After a failed stint as an ACU assistant coach, Ken Collums wasn’t about to go back. His best friend, brother-in-law and fellow University of Central Arkansas coach Chris Thomsen had been offered the head coaching gig. Thomsen wanted to bring Collums with him as his offensive coordinator.
“He took this job, and I told him it was crazy,” Collums said. “I thought you couldn’t win here; that’s how sick I was.”
Seven years after that conversation Collums is the new ACU head coach. On December 16th, Thomsen left to take an assistant coach’s position at Arizona St. One week later, Collums was hired to replace him.
For two years in the late 1990s Thomsen and Collums coached together at ACU – Thomsen as offensive coordinator and Collums as quarterbacks/wide receivers coach. After back-to-back 4-6 seasons, both were fired.
“I said ‘There is a 95 percent chance I’m not going with you to ACU, bro,” Collums said. “If you want to go commit career suicide, then do it. I’m still going to love you, and I’ll help you when you’re done.'”
Still, a week later, Collums decided to come back with Thomsen to coach the Wildcats.
“Through the course of that week, God changed my heart and I started to see the possibilities instead of the challenges,” Collums said. “I knew it was the right thing to do because God put it in my heart.”
What Collums didn’t know was what kind of success ACU would have. In fact, his goal coming into the 2005 season was to win just enough games not to get fired again.
In that 2005 season, Thomsen and Collums again tallied just four wins, but this time they did it with a different approach to coaching.
“We wanted to take coaching and do it in a radically different way from society and from normal coaching,” Collums said. “We had talked for years about running a program that will honor God. The No. 1 thing that we wanted to do when we walk in is showing these guys what being a Christian man is all about.”

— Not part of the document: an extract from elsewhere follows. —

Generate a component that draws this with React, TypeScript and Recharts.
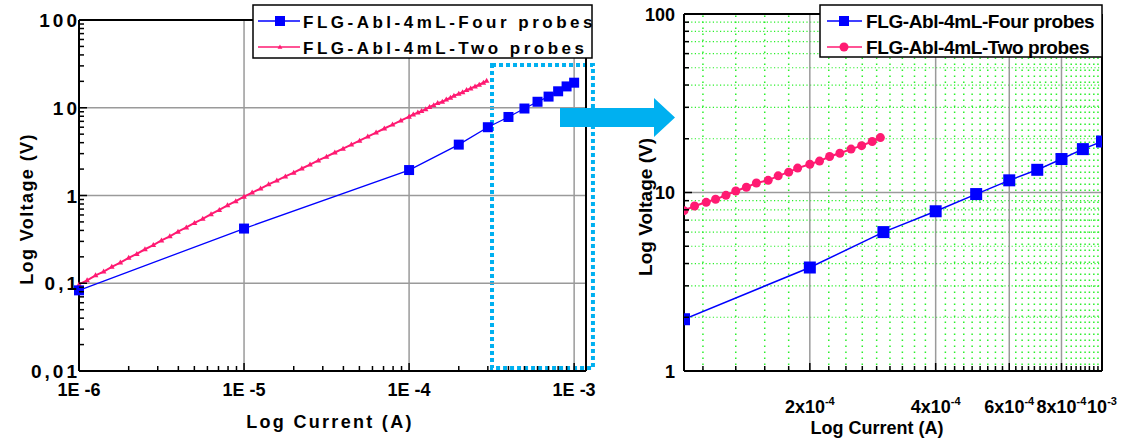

Thomsen and Collums figured that if they made that the goal of the program, then God would surely bless them. The blessings started to show in the 2006 season. That year, ACU made the playoffs for the first time since going Division II, and although they lost in the first round, it was a start for the two coaches.

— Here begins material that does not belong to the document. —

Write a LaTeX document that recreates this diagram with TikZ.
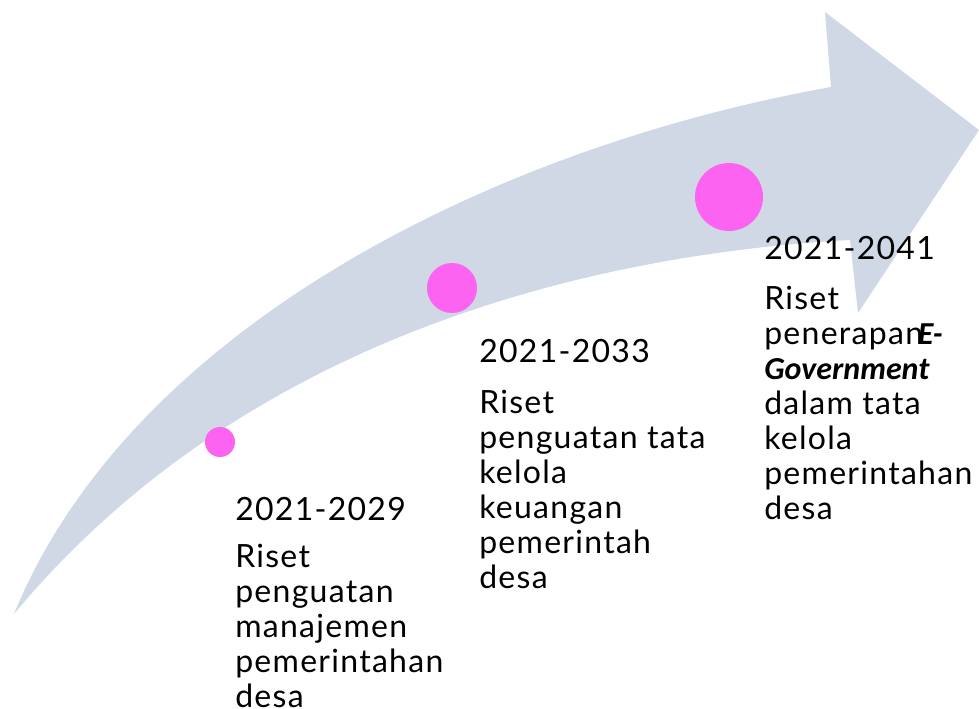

“In ’06 our guys bought in to what we were doing,” Collums said. “In that entire year, we lost only one fumble. When you stop losing fumbles, you know your guys have bought in. We had to fight for those wins, but after that the thing just took off.”

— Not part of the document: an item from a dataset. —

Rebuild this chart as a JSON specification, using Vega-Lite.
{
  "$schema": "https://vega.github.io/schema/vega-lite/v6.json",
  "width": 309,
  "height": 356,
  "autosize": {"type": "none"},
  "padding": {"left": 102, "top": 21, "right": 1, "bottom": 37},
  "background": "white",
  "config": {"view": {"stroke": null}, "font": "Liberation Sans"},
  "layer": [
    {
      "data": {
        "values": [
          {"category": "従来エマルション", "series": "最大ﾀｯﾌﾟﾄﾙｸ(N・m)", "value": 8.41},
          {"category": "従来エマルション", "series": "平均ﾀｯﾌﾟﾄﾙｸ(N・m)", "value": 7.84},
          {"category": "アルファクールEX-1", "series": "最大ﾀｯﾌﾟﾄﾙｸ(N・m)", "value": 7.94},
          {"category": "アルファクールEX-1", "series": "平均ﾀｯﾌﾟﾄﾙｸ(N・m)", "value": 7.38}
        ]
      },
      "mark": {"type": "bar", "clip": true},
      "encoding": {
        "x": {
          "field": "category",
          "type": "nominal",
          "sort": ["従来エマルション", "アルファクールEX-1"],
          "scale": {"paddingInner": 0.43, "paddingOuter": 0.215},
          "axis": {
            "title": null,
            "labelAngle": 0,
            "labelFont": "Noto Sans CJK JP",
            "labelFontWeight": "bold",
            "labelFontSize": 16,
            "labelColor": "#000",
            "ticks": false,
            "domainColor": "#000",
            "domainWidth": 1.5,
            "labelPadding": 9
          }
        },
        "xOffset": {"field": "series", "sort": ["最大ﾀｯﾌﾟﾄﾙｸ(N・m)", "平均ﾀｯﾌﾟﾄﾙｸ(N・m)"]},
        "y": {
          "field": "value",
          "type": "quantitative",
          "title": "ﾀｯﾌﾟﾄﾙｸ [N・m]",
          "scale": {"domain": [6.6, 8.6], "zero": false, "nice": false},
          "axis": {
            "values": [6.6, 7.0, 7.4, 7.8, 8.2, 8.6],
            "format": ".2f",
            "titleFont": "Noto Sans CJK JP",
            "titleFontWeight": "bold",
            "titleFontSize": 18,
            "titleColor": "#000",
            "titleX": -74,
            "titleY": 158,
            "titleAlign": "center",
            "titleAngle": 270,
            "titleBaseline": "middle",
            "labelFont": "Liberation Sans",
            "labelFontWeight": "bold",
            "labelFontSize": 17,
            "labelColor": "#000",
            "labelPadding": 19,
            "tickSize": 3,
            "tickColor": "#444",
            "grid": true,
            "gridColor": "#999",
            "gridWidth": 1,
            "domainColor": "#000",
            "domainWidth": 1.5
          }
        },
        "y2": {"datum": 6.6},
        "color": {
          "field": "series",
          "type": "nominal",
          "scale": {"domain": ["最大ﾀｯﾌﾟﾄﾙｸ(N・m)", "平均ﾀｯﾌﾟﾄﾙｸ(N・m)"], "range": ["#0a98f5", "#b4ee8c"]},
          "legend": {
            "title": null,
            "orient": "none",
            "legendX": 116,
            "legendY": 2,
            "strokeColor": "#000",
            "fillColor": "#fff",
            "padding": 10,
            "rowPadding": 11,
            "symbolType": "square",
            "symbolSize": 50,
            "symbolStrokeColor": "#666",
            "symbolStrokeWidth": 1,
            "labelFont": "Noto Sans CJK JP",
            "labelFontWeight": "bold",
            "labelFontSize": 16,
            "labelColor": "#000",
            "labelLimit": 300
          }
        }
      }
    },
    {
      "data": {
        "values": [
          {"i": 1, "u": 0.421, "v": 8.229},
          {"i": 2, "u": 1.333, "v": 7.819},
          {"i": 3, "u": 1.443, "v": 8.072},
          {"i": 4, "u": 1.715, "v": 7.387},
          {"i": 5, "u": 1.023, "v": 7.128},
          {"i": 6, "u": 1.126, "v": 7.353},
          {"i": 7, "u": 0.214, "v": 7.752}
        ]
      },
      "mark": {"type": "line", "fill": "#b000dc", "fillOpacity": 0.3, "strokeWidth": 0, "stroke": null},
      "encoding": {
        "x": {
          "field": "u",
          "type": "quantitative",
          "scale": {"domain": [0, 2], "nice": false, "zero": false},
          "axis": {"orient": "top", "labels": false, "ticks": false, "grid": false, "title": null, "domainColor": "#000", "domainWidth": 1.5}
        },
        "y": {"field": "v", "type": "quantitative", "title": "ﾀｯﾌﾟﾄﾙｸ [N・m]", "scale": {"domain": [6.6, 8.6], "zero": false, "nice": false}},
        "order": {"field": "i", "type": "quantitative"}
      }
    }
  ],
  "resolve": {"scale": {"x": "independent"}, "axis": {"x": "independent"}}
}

Since that season, ACU has yet to miss the playoffs and has established itself as one of the premiere Div. II football schools in the nation. Thomsen and Collums set numerous offensive records while coaching future NFL stars Bernard Scott, Johnny Knox, Edmond Gates and Danieal Manning.
The stats for Collums speak for themselves. In seven seasons as the offensive coodinator, he ran an offense that ranked in the top seven in the nation five times. In 2010, he was the FootballScoop.com D2 Coordinator of the Year. Perhaps the most impressive stat took place in the 2007 season. That year the Wildcats became the first team in NCAA history to boast a 3,500-yard passer (Billy Malone), a 2,000-yard rusher (Scott) and two 1,000-yard receivers (Knox and Jerale Baden).
What doesn’t show up on the stat sheet though is what Collums and the rest of the staff are working to instill in the players off the field. In Collums’ mind, he and the players are fighting the same battle.
“I’m going to demand the best out of them everyday. I don’t give a dang what it is, if its on the field of off the field. As a man, it’s my job to get the best out of them as men,” Collums said. “These guys are going to see that I am a guy doing life with them; I just happen to be their head coach.”
Seven years ago, Collums was just trying to win enough not to get fired. Now his goal is to cement ACU’s place among college football’s elite with a national championship, a game ACU hasn’t won since the 1977 season. Even if it doesn’t happen though, Collums knows that something bigger is happening at ACU.
“If we don’t win, it’ll be disappointing, but there is a lot more to this thing than football,” Collums said. “There is way more that goes on in these halls. That’s one of the exciting things that keeps you coming to work is the impact that you have on these guys.”
Mixing faith and football is something ACU offers that most other college football programs don’t, and Collums knows that is to his advantage. It was part of his new vision for the Wildcats when he took over as offensive coordinator in 2005, and it has carried over to his new role as head coach.
“We feel like this is the most unique college football experience in the country,” Collums said. “You can come here and win and play legit football, and then grow as a man and understand and learn about how to have a relationship and have a family later in life. You can’t get that anywhere else.”
“It’s those two ingredients, winning and growing, that make this a dynamic and unique situation. I’m just fortunate to be the head coach here.”